— Material provided —
══════

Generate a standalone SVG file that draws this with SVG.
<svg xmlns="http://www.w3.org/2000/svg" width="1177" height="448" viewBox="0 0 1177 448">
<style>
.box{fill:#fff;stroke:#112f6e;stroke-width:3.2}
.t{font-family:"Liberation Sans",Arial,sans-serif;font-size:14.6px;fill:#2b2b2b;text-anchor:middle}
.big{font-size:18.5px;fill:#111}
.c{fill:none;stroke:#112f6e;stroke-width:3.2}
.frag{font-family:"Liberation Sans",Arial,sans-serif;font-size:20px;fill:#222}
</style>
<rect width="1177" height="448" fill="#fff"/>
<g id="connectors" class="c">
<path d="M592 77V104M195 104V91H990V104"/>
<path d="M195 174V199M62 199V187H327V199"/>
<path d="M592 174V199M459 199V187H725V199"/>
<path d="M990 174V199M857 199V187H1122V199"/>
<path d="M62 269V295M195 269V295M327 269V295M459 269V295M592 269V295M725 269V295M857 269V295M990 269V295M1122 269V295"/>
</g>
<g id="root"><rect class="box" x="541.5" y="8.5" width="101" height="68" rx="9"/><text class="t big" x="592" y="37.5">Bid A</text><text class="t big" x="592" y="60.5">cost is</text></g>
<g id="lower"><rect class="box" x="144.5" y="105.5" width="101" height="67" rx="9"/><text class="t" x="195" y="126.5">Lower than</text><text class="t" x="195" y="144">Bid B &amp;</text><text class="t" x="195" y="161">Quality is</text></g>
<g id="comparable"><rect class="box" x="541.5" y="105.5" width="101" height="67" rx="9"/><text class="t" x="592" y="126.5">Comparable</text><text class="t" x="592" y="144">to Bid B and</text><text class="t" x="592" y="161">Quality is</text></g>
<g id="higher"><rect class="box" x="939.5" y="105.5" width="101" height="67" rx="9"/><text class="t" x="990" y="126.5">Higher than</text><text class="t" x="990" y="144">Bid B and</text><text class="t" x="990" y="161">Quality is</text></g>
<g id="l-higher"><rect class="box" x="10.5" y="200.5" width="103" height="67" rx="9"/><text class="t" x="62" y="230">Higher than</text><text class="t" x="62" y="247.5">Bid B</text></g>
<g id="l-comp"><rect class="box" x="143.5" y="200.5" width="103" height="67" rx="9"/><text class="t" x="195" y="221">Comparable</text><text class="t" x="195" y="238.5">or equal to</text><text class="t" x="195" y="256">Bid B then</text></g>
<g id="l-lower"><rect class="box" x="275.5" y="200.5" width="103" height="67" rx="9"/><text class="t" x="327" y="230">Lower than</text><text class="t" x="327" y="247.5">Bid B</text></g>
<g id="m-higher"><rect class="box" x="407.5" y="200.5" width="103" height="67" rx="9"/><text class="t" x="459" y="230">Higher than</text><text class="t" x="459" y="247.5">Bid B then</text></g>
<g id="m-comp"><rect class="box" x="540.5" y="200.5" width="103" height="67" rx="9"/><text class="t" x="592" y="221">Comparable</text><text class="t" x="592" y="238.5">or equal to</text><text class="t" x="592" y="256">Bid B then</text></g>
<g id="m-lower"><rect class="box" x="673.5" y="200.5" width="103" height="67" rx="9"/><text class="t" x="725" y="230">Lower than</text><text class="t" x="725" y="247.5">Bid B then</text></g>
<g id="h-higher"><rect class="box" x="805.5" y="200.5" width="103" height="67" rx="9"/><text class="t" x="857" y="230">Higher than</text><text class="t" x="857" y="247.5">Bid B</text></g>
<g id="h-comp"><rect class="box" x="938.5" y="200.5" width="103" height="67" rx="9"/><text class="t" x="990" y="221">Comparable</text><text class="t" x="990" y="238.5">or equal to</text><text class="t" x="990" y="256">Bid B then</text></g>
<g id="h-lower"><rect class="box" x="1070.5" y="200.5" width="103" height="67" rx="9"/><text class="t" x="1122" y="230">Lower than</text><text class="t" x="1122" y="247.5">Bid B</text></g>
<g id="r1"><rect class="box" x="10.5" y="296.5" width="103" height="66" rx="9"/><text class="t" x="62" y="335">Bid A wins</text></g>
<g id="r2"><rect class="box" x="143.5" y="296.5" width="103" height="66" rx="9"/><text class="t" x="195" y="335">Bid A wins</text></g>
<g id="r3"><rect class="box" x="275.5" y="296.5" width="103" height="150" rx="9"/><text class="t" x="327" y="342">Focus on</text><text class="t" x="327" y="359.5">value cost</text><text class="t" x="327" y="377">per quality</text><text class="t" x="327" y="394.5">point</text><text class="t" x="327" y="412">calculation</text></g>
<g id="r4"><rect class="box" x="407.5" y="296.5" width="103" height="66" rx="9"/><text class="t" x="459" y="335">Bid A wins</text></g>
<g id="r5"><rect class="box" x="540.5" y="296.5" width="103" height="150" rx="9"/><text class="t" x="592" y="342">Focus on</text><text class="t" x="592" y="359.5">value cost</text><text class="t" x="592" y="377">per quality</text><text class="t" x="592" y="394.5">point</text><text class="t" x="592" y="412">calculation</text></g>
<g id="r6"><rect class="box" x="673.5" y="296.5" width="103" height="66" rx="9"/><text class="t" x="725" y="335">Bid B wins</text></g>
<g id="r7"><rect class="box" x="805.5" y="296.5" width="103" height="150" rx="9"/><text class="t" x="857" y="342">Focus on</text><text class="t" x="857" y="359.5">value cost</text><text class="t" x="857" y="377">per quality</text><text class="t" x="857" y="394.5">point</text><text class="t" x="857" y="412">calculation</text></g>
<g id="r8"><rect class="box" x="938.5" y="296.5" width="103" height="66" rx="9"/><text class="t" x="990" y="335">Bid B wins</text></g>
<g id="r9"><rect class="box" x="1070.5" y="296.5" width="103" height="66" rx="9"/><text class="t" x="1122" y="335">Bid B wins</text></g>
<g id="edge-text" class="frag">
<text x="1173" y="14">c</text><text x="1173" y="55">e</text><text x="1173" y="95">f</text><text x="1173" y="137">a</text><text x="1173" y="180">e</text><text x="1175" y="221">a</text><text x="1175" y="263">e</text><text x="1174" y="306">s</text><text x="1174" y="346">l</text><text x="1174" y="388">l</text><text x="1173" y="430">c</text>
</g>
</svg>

══════

— Exercise task —
Return the whole listing exactly, with every line included.

— Response below —
Generate a standalone SVG file that draws this with SVG.
<svg xmlns="http://www.w3.org/2000/svg" width="1177" height="448" viewBox="0 0 1177 448">
<style>
.box{fill:#fff;stroke:#112f6e;stroke-width:3.2}
.t{font-family:"Liberation Sans",Arial,sans-serif;font-size:14.6px;fill:#2b2b2b;text-anchor:middle}
.big{font-size:18.5px;fill:#111}
.c{fill:none;stroke:#112f6e;stroke-width:3.2}
.frag{font-family:"Liberation Sans",Arial,sans-serif;font-size:20px;fill:#222}
</style>
<rect width="1177" height="448" fill="#fff"/>
<g id="connectors" class="c">
<path d="M592 77V104M195 104V91H990V104"/>
<path d="M195 174V199M62 199V187H327V199"/>
<path d="M592 174V199M459 199V187H725V199"/>
<path d="M990 174V199M857 199V187H1122V199"/>
<path d="M62 269V295M195 269V295M327 269V295M459 269V295M592 269V295M725 269V295M857 269V295M990 269V295M1122 269V295"/>
</g>
<g id="root"><rect class="box" x="541.5" y="8.5" width="101" height="68" rx="9"/><text class="t big" x="592" y="37.5">Bid A</text><text class="t big" x="592" y="60.5">cost is</text></g>
<g id="lower"><rect class="box" x="144.5" y="105.5" width="101" height="67" rx="9"/><text class="t" x="195" y="126.5">Lower than</text><text class="t" x="195" y="144">Bid B &amp;</text><text class="t" x="195" y="161">Quality is</text></g>
<g id="comparable"><rect class="box" x="541.5" y="105.5" width="101" height="67" rx="9"/><text class="t" x="592" y="126.5">Comparable</text><text class="t" x="592" y="144">to Bid B and</text><text class="t" x="592" y="161">Quality is</text></g>
<g id="higher"><rect class="box" x="939.5" y="105.5" width="101" height="67" rx="9"/><text class="t" x="990" y="126.5">Higher than</text><text class="t" x="990" y="144">Bid B and</text><text class="t" x="990" y="161">Quality is</text></g>
<g id="l-higher"><rect class="box" x="10.5" y="200.5" width="103" height="67" rx="9"/><text class="t" x="62" y="230">Higher than</text><text class="t" x="62" y="247.5">Bid B</text></g>
<g id="l-comp"><rect class="box" x="143.5" y="200.5" width="103" height="67" rx="9"/><text class="t" x="195" y="221">Comparable</text><text class="t" x="195" y="238.5">or equal to</text><text class="t" x="195" y="256">Bid B then</text></g>
<g id="l-lower"><rect class="box" x="275.5" y="200.5" width="103" height="67" rx="9"/><text class="t" x="327" y="230">Lower than</text><text class="t" x="327" y="247.5">Bid B</text></g>
<g id="m-higher"><rect class="box" x="407.5" y="200.5" width="103" height="67" rx="9"/><text class="t" x="459" y="230">Higher than</text><text class="t" x="459" y="247.5">Bid B then</text></g>
<g id="m-comp"><rect class="box" x="540.5" y="200.5" width="103" height="67" rx="9"/><text class="t" x="592" y="221">Comparable</text><text class="t" x="592" y="238.5">or equal to</text><text class="t" x="592" y="256">Bid B then</text></g>
<g id="m-lower"><rect class="box" x="673.5" y="200.5" width="103" height="67" rx="9"/><text class="t" x="725" y="230">Lower than</text><text class="t" x="725" y="247.5">Bid B then</text></g>
<g id="h-higher"><rect class="box" x="805.5" y="200.5" width="103" height="67" rx="9"/><text class="t" x="857" y="230">Higher than</text><text class="t" x="857" y="247.5">Bid B</text></g>
<g id="h-comp"><rect class="box" x="938.5" y="200.5" width="103" height="67" rx="9"/><text class="t" x="990" y="221">Comparable</text><text class="t" x="990" y="238.5">or equal to</text><text class="t" x="990" y="256">Bid B then</text></g>
<g id="h-lower"><rect class="box" x="1070.5" y="200.5" width="103" height="67" rx="9"/><text class="t" x="1122" y="230">Lower than</text><text class="t" x="1122" y="247.5">Bid B</text></g>
<g id="r1"><rect class="box" x="10.5" y="296.5" width="103" height="66" rx="9"/><text class="t" x="62" y="335">Bid A wins</text></g>
<g id="r2"><rect class="box" x="143.5" y="296.5" width="103" height="66" rx="9"/><text class="t" x="195" y="335">Bid A wins</text></g>
<g id="r3"><rect class="box" x="275.5" y="296.5" width="103" height="150" rx="9"/><text class="t" x="327" y="342">Focus on</text><text class="t" x="327" y="359.5">value cost</text><text class="t" x="327" y="377">per quality</text><text class="t" x="327" y="394.5">point</text><text class="t" x="327" y="412">calculation</text></g>
<g id="r4"><rect class="box" x="407.5" y="296.5" width="103" height="66" rx="9"/><text class="t" x="459" y="335">Bid A wins</text></g>
<g id="r5"><rect class="box" x="540.5" y="296.5" width="103" height="150" rx="9"/><text class="t" x="592" y="342">Focus on</text><text class="t" x="592" y="359.5">value cost</text><text class="t" x="592" y="377">per quality</text><text class="t" x="592" y="394.5">point</text><text class="t" x="592" y="412">calculation</text></g>
<g id="r6"><rect class="box" x="673.5" y="296.5" width="103" height="66" rx="9"/><text class="t" x="725" y="335">Bid B wins</text></g>
<g id="r7"><rect class="box" x="805.5" y="296.5" width="103" height="150" rx="9"/><text class="t" x="857" y="342">Focus on</text><text class="t" x="857" y="359.5">value cost</text><text class="t" x="857" y="377">per quality</text><text class="t" x="857" y="394.5">point</text><text class="t" x="857" y="412">calculation</text></g>
<g id="r8"><rect class="box" x="938.5" y="296.5" width="103" height="66" rx="9"/><text class="t" x="990" y="335">Bid B wins</text></g>
<g id="r9"><rect class="box" x="1070.5" y="296.5" width="103" height="66" rx="9"/><text class="t" x="1122" y="335">Bid B wins</text></g>
<g id="edge-text" class="frag">
<text x="1173" y="14">c</text><text x="1173" y="55">e</text><text x="1173" y="95">f</text><text x="1173" y="137">a</text><text x="1173" y="180">e</text><text x="1175" y="221">a</text><text x="1175" y="263">e</text><text x="1174" y="306">s</text><text x="1174" y="346">l</text><text x="1174" y="388">l</text><text x="1173" y="430">c</text>
</g>
</svg>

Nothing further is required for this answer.